Perhaps more importantly, Noller's structure undermines a proton shuttle mechanism that enables peptides to bond in the peptadyl-transferase center; by this mechanism a hydroxyl group carries a proton from the tRNA to the bond of the extending peptide chain, enabling amino acids to attach to each other. Thomas Steitz's lab at Yale University performed a cross-crystal average of the two data sets and found that the two structures actually conformed.
Andrei Korostelev, first author of the Noller paper, says that their group is checking out Steitz's calculations, but at first blush he accuses Steitz's analysis of being inherently biased toward Ramakrishnan's higher resolution structure.
The biochemical side
"Since we now know where the tRNAs bind and we also know that they are somewhat distorted from the structure you see of a free tRNA, that's led to lots of experiments which seek to trace the movement of the tRNA as it goes through the ribosome in great detail," says University of Pennsylvania's Barry Cooperman. His lab uses fluorescence resonance energy transfer (FRET) between single molecules to measure the strength of interactions among various parts of the ribosome. Last year they reported that the ribosome has some 10-12 intermediate states through which it moves during translation.

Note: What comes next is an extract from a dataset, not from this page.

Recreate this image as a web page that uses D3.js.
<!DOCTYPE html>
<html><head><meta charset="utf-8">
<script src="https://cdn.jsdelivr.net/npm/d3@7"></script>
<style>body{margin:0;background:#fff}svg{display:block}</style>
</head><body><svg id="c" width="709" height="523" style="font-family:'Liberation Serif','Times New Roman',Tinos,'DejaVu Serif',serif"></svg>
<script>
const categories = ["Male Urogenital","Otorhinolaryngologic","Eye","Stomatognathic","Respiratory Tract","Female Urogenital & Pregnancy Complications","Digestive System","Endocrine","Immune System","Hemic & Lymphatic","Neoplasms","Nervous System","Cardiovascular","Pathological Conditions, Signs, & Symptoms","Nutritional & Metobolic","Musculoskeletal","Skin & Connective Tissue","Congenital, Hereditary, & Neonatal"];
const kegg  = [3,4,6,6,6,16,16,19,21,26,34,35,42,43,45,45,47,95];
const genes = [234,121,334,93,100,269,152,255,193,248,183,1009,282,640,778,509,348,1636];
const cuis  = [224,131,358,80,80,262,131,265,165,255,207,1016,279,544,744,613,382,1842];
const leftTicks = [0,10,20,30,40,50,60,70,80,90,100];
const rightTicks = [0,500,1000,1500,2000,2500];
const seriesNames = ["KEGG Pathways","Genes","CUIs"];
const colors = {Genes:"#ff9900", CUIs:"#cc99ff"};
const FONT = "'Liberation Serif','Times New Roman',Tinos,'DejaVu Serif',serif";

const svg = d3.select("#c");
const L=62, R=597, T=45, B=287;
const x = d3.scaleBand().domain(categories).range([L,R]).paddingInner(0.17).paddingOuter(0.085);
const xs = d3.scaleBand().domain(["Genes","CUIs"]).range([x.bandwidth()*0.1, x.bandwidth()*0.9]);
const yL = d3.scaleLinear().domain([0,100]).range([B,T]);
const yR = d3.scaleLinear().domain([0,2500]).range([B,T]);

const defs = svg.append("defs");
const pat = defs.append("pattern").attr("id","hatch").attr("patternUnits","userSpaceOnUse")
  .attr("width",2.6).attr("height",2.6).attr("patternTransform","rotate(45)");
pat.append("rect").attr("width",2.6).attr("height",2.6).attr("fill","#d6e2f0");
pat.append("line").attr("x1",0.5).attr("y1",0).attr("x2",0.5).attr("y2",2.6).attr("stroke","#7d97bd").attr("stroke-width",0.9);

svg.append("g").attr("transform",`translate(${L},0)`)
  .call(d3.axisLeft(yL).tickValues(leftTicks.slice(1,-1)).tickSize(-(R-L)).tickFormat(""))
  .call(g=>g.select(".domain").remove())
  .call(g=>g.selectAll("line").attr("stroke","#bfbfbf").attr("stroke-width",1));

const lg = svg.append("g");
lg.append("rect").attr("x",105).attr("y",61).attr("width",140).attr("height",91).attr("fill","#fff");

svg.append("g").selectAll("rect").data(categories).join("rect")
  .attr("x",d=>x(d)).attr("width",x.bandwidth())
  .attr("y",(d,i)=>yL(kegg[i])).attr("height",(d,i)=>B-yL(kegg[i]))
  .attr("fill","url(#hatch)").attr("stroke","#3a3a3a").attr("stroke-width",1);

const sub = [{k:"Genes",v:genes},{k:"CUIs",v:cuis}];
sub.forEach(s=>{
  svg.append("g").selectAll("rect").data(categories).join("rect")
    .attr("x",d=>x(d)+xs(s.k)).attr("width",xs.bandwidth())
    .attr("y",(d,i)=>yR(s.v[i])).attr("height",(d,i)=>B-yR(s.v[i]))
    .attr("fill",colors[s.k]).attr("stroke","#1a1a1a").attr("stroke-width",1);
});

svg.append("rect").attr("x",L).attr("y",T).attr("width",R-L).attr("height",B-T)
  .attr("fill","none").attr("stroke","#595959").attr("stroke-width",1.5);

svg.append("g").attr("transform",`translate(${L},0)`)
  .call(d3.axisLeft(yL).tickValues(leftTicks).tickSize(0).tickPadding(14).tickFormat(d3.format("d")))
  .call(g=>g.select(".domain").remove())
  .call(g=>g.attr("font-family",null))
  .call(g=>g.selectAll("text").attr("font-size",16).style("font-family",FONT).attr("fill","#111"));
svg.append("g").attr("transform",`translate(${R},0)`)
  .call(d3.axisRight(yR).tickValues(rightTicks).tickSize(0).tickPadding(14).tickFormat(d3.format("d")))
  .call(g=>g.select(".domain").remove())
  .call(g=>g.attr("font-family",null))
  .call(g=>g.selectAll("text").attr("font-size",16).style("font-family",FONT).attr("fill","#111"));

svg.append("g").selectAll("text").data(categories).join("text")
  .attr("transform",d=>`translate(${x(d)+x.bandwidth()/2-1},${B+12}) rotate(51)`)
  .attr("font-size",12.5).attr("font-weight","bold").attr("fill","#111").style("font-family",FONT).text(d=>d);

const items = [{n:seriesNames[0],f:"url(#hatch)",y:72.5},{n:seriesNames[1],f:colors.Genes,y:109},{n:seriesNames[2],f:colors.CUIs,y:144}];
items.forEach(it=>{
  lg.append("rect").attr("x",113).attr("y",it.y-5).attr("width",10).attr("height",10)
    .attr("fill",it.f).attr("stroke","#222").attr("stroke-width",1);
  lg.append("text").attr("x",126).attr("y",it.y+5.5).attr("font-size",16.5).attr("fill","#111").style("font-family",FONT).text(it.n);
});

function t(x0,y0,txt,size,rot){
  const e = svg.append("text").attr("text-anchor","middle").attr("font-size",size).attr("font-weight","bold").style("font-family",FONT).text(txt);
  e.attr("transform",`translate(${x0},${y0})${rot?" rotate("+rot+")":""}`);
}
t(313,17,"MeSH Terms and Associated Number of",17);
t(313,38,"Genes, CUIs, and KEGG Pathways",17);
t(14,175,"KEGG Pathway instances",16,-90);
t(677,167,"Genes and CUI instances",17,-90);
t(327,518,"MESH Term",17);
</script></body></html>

Many groups are trying to manipulate the ribosome's "ground state" - its conformation of lowest energy - into one of the several conformations that it might normally move through quickly. Scott Blanchard at Cornell University showed that the ribosome is a dynamic, moving machine that requires no energy or other factors to change conformation several times through the process of translation.
Jamie Cate, at the University of California, Berkeley, and collaborators have also shown how movement between conformations is essential to the ribosome's function. They published last year on how an antibiotic inhibits translation by sending one helix of the subunit swinging away from where the two subunits meet.
Meanwhile, Noller's group continues to probe the ribosome structure. Using their 2006 model as a starting point, they are exploring how a promoter region upstream of the start codon, called the Shine-Dalgarno sequence, influences the position of the 30S subunit at the beginning of translation.
But the most exciting work on the ribosome has yet to happen, says Cate. "It takes a while for structures like this to really sink in."